WASHINGTON, D.C. – Today at the National Energy Codes Conference, U.S. Secretary of Energy Jennifer M. Granholm announced new building energy code determinations from the U.S. Department of Energy (DOE) that will save U.S. homes and businesses $138 billion over a 30 year period in energy costs – equivalent to $162 in annual savings per residential unit – and reduce the climate change impacts of America’s buildings sector.
**Tune in at 12:00pm ET today hear Secretary Granholm discuss this announcement at the National Energy Codes Conference here.**
“More efficient building codes are key ways to eliminate wasted energy, lower Americans’ energy bills, and reduce carbon emissions that contribute to climate change,” said Secretary Granholm. “These efforts to help states and localities adopt new, more efficient codes – along with President Biden’s plans to produce, preserve, and retrofit millions of homes – will provide Americans safer, healthier, and more comfortable places to live, work, and play.”
DOE’s analysis of the updated building codes indicated energy savings of 4.7% for commercial buildings and 9.4% for residential buildings compared to the previous editions of the model energy code – resulting in 13 quadrillion British thermal units of primary energy savings and 900 million metric tons of avoided CO2 emissions, equivalent to annual emissions from nearly 200 million cars.
America’s 129 million residential and commercial buildings collectively cost well over $400 billion a year to heat, cool, light and power – accounting for 35% of U.S. carbon emissions, 40% of the nation’s energy use, and 75% of electricity use. And yet, buildings waste at least 30% of the energy they consume.

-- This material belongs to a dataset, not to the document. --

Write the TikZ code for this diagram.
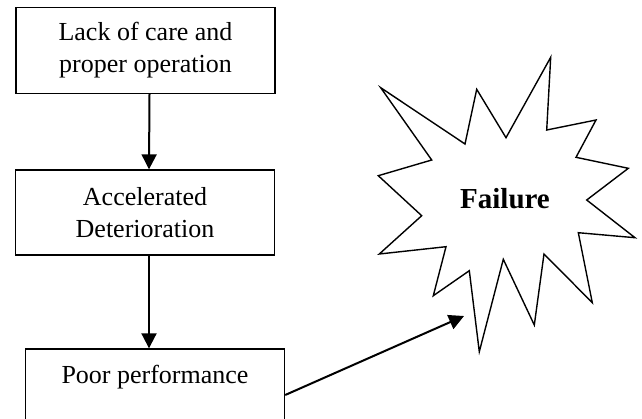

To help realize these benefits, DOE announced new efforts to support the Department’s 30-year history of leading the advancement of energy codes – and of supporting their effective implementation.
DOE will increase technical assistance to support state and local governments in adopting and implementing the latest model energy codes – including help with updating model energy codes; workforce education and training initiatives that help workers in the industry take advantage of evolving technologies, practices, and building standards; and new and emerging opportunities for more advanced codes that go further on energy savings and pollution reduction, and incorporate technologies like electric vehicle charging.
As part of its technical assistance, DOE is also announcing a range of new technical analyses that will support state and localities in advancing robust building energy code policies. These technical analyses will quantify impacts on energy savings, cost savings, jobs creation and economic benefits, and environmental impacts of updating model energy codes.